If you watched the press conference live, you’d be forgiven for thinking you’d stumbled upon Russian television, as it was primarily conducted in Russian (we wore headphones providing translation). Against a blue and white backdrop reading, “Pursuing Peace,” Putin entered the stage and spoke first, delivering an 8.5 minute soliloquy. He emphasized his close bromance with Trump, whom he first identified merely as “my American counterpart”; the historic ties that bind Russia and the U.S., including the defeat of “common enemies”; and the “tremendous potential” of economic and trade ties, including in both the U.S. and Russian oil and gas-rich Arctic.

Putin mentioned Ukraine just five times, stating that “today’s agreements” would be a starting point for “the Ukrainian issue.” He called for peace, while reiterating his long-standing demand to end the “root causes of the war.” This is Putin’s shorthand for his list of maximalist demands on Ukraine, which rejects any cease-fire agreement and NATO membership, would neuter Ukraine’s military, cedes all areas of Ukraine now under Russian control to Russia, requires new elections (which Putin anticipates will replace Zelensky with a Russian-friendly puppet), and an end to sanctions on Russia.

Trump looked cowed and tired when it was his turn on the mic, speaking in a low gravelly voice for just a few minutes — a fraction of Putin’s time. He also emphasized their close relationship and praised the “tremendous Russian business representatives here.” He said they’d reached agreement on most key items and that he’d promptly call Zelensky and European leaders.

“Next time in Moscow!” Putin said, a huge smile spreading across his face as Trump wrapped up. “I could see it possibly happening, thank you very much, Vladimir,” Trump meekly replied.

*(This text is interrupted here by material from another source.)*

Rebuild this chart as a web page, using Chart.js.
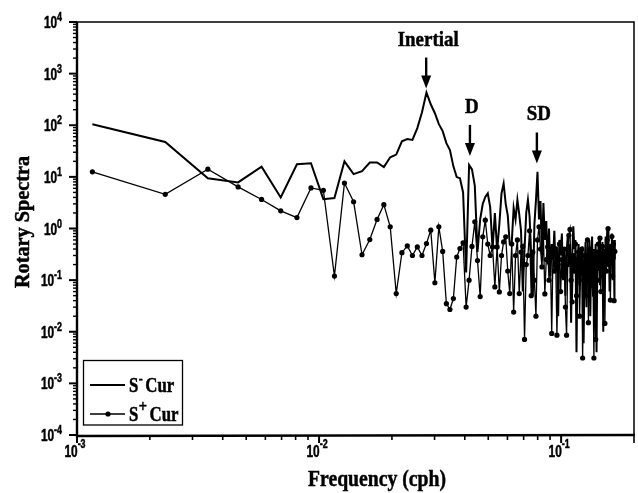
<!DOCTYPE html>
<html>
<head>
<meta charset="utf-8">
<script src="https://cdn.jsdelivr.net/npm/chart.js@4.4.1/dist/chart.umd.min.js"></script>
<style>
html, body { margin: 0; padding: 0; background: #fff; }
canvas { display: block; }
</style>
</head>
<body>
<canvas id="myChart" width="638" height="493"></canvas>
<script>
// spectral grid: step 1/864 cph up to the Nyquist 1/6 cph
let df = 1 / 864
let freqs = Array.from({ length: 144 }, (_, i) => (i + 1) * df)

// S- Cur (clockwise)
let sMinus = [
  105, 47.5, 9.4, 7.8, 15.8, 4.0, 17.6, 18.4, 3.7, 3.9,
  20, 11.3, 12.9, 19, 19, 15.5, 24, 27, 49, 54,
  52, 88, 179, 430, 255, 171, 105, 77, 45, 33,
  16, 9.9, 9.4, 5, 0.14, 17, 14, 6.8, 0.35, 1.5,
  3.0, 4.1, 4.8, 2.6, 0.4, 2.0, 0.38, 1.2, 4.8, 7.4,
  3.0, 1.8, 0.5, 0.52, 2.5, 1.5, 3.6, 1.9, 0.9, 0.06,
  0.4, 2.0, 3.6, 1.7, 0.3, 0.05, 1.2, 3.5, 12.6, 1.5,
  3.4, 0.3, 3.1, 0.6, 1.4, 0.2, 1.0, 0.12, 0.5, 0.25,
  0.9, 0.15, 0.45, 0.02, 0.6, 0.3, 0.8, 0.1, 0.4, 0.05,
  0.35, 0.7, 0.2, 0.5, 0.015, 0.3, 1.1, 0.4, 0.6, 0.004,
  0.25, 0.5, 0.08, 0.35, 0.15, 0.45, 0.006, 0.2, 0.55, 0.03,
  0.3, 0.1, 0.6, 0.02, 0.25, 0.7, 0.05, 0.4, 0.12, 0.5,
  0.004, 0.3, 0.15, 0.6, 0.08, 0.35, 0.2, 0.55, 0.01, 0.4,
  0.15, 0.7, 0.3, 1.0, 0.2, 0.5, 0.06, 0.45, 0.2, 0.8,
  0.1, 0.35, 0.6, 0.25
]

// S+ Cur (anticlockwise)
let sPlus = [
  12.5, 4.6, 14.1, 6.4, 3.65, 2.2, 1.63, 6.1, 5.5, 0.12,
  7.6, 3.3, 0.31, 0.61, 1.5, 2.9, 1.08, 0.055, 0.34, 0.46,
  0.3, 0.44, 0.3, 0.51, 0.93, 0.089, 1.08, 0.36, 0.035, 0.027,
  0.044, 0.28, 0.41, 0.53, 0.03, 0.1, 0.45, 1.35, 0.24, 0.048,
  0.69, 1.45, 0.5, 0.3, 0.44, 0.074, 0.44, 0.059, 0.3, 0.55,
  0.69, 0.15, 0.055, 0.5, 0.024, 0.3, 0.6, 0.055, 0.35, 0.45,
  0.0071, 0.2, 0.3, 0.9, 0.05, 0.35, 0.1, 0.02, 0.6, 1.08,
  0.4, 0.18, 0.7, 0.054, 0.25, 0.44, 0.1, 0.3, 0.0093, 0.4,
  0.15, 0.3, 0.0086, 0.2, 0.5, 0.06, 0.25, 0.12, 0.4, 0.03,
  0.0086, 0.2, 0.74, 0.96, 0.1, 0.038, 0.3, 0.15, 0.5, 0.05,
  0.2, 0.35, 0.02, 0.15, 0.4, 0.0031, 0.1, 0.3, 0.05, 0.25,
  0.6, 0.015, 0.2, 0.4, 0.08, 0.3, 0.12, 0.0031, 0.2, 0.0071,
  0.35, 0.1, 0.5, 0.2, 0.65, 0.06, 0.3, 0.45, 0.12, 0.25,
  0.0145, 0.35, 0.15, 0.6, 1.0, 0.2, 0.45, 0.041, 0.3, 0.7,
  0.12, 0.5, 0.04, 0.36
]

let xDecades = [-3, -2, -1]
let yDecades = [-4, -3, -2, -1, 0, 1, 2, 3, 4]

// peak labels: frequency and value at arrow tip
let peakLabels = ['Inertial', 'D', 'SD']
let peakFreqs = [0.0277, 0.042, 0.0794]
let peakTips = [514, 25.5, 18.2]

let legendLabels = ['S', 'S']
let legendSups = ['-', '+']

const serif = 'Liberation Serif, Times New Roman, serif'
const sans = 'Liberation Sans, Arial, sans-serif'

// text squeezed horizontally like the original narrow fonts
const drawText = (ctx, text, x, y, font, sx, align) => {
  ctx.save()
  ctx.font = font
  let w = ctx.measureText(text).width * sx
  let dx = align === 'center' ? -w / 2 : align === 'right' ? -w : 0
  ctx.translate(x + dx, y)
  ctx.scale(sx, 1)
  ctx.textAlign = 'left'
  ctx.textBaseline = 'alphabetic'
  ctx.fillText(text, 0, 0)
  ctx.lineWidth = 0.5
  ctx.strokeText(text, 0, 0)
  ctx.restore()
  return w
}

const measure = (ctx, text, font, sx) => {
  ctx.font = font
  return ctx.measureText(text).width * sx
}

const tick = (ctx, x1, y1, x2, y2, w) => {
  ctx.lineWidth = w
  ctx.beginPath()
  ctx.moveTo(x1, y1)
  ctx.lineTo(x2, y2)
  ctx.stroke()
}

const axesPlugin = {
  id: 'axesPlugin',
  afterDraw (chart) {
    let ctx = chart.ctx
    let a = chart.chartArea
    let xs = chart.scales.x
    let ys = chart.scales.y
    ctx.save()
    ctx.fillStyle = '#000'
    ctx.strokeStyle = '#000'

    // frame
    ctx.lineWidth = 1.5
    ctx.beginPath()
    ctx.moveTo(a.left, a.top); ctx.lineTo(a.right, a.top); ctx.lineTo(a.right, a.bottom)
    ctx.stroke()
    ctx.lineWidth = 2.4
    ctx.beginPath()
    ctx.moveTo(a.left, a.top); ctx.lineTo(a.left, a.bottom + 1); ctx.lineTo(a.right + 1, a.bottom)
    ctx.stroke()

    let f10 = 'bold 16px ' + sans
    let fe = 'bold 12px ' + sans

    // y ticks and labels
    yDecades.forEach(e => {
      let y = ys.getPixelForValue(Math.pow(10, e))
      tick(ctx, a.left, y, a.left - 8, y, 2)
      if (e < 4) {
        for (let m = 2; m <= 9; m++) {
          let ym = ys.getPixelForValue(m * Math.pow(10, e))
          tick(ctx, a.left, ym, a.left - 4, ym, 1.4)
        }
      }
      let es = String(e)
      let w10 = measure(ctx, '10', f10, 0.74)
      let we = measure(ctx, es, fe, 0.74)
      let x0 = 62 - w10 - we
      drawText(ctx, '10', x0, y + 6, f10, 0.74, 'left')
      drawText(ctx, es, x0 + w10, y - 1, fe, 0.74, 'left')
    })

    // x ticks and labels
    xDecades.forEach(e => {
      let x = xs.getPixelForValue(Math.pow(10, e))
      tick(ctx, x, a.bottom, x, a.bottom + 8, 2)
      let mMax = e === -1 ? 2 : 9
      for (let m = 2; m <= mMax; m++) {
        let xm = xs.getPixelForValue(m * Math.pow(10, e))
        let len = (e === -1 && m === 2) ? 8 : 5
        tick(ctx, xm, a.bottom, xm, a.bottom + len, 1.6)
      }
      let es = String(e)
      let w10 = measure(ctx, '10', f10, 0.74)
      let we = measure(ctx, es, fe, 0.74)
      let x0 = x - 2 - (w10 + we) / 2
      drawText(ctx, '10', x0, 457, f10, 0.74, 'left')
      drawText(ctx, es, x0 + w10, 448, fe, 0.74, 'left')
    })

    // axis titles
    drawText(ctx, 'Frequency (cph)', 377, 486, 'bold 24px ' + serif, 0.82, 'center')
    ctx.save()
    ctx.translate(29, 222)
    ctx.rotate(-Math.PI / 2)
    drawText(ctx, 'Rotary Spectra', 0, 0, 'bold 22px ' + serif, 0.92, 'center')
    ctx.restore()

    // peak arrows and labels
    peakLabels.forEach((t, i) => {
      let x = xs.getPixelForValue(peakFreqs[i])
      let y = ys.getPixelForValue(peakTips[i])
      tick(ctx, x, y - 31, x, y - 8, 2.4)
      ctx.beginPath()
      ctx.moveTo(x, y); ctx.lineTo(x - 5, y - 13); ctx.lineTo(x + 5, y - 13); ctx.closePath()
      ctx.fill()
      drawText(ctx, t, x + 2, y - 43, 'bold 22px ' + serif, 0.86, 'center')
    })

    // legend
    ctx.lineWidth = 1.3
    ctx.strokeRect(83.5, 360.5, 99, 64.5)
    let rows = [385, 414]
    rows.forEach((ry, i) => {
      tick(ctx, 90, ry, 125, ry, i === 0 ? 2 : 1.3)
      if (i === 1) {
        ctx.beginPath(); ctx.arc(108, ry, 2.6, 0, Math.PI * 2); ctx.fill()
      }
      let base = ry + 7
      let ws = drawText(ctx, legendLabels[i], 129, base, 'bold 21px ' + serif, 0.8, 'left')
      let supFont = i === 0 ? 'bold 14px ' + serif : 'bold 17px ' + serif
      let wsup = drawText(ctx, legendSups[i], 129 + ws + 0.5, base - 9, supFont, 0.85, 'left')
      drawText(ctx, 'Cur', 129 + ws + wsup + 3, base, 'bold 21px ' + serif, 0.8, 'left')
    })
    ctx.restore()
  }
}

let ctx = document.getElementById('myChart').getContext('2d')

let myChart = new Chart(ctx, {
  type: 'line',
  data: {
    datasets: [{
      label: 'S- Cur',
      data: freqs.map((f, i) => ({ x: f, y: sMinus[i] })),
      borderColor: '#000',
      borderWidth: 2,
      pointRadius: 0,
      fill: false,
      tension: 0
    }, {
      label: 'S+ Cur',
      data: freqs.map((f, i) => ({ x: f, y: sPlus[i] })),
      borderColor: '#000',
      borderWidth: 1.3,
      pointRadius: 2.6,
      pointBackgroundColor: '#000',
      pointBorderWidth: 0,
      fill: false,
      tension: 0
    }]
  },
  options: {
    responsive: false,
    devicePixelRatio: 1,
    animation: false,
    layout: { padding: { top: 22, right: 3, left: 0, bottom: 0 } },
    plugins: { legend: { display: false }, tooltip: { enabled: false } },
    scales: {
      x: {
        type: 'logarithmic',
        min: 0.001,
        max: 0.2,
        ticks: { display: false },
        grid: { display: false },
        border: { display: false },
        afterFit: (scale) => { scale.height = 58 }
      },
      y: {
        type: 'logarithmic',
        min: 1e-4,
        max: 1e4,
        ticks: { display: false },
        grid: { display: false },
        border: { display: false },
        afterFit: (scale) => { scale.width = 77 }
      }
    }
  },
  plugins: [axesPlugin]
})
</script>
</body>
</html>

They did not take a single question from reporters — highly unusual for Trump, but just the way Putin likes it. I had already noticed Fox News’ Sean Hannity standing behind me, a shit-eating grin on his face. As they walked rapidly off the stage, Hannity followed and promptly conducted an exclusive half-hour, one-on-one interview with Trump in the same room where the summit took place.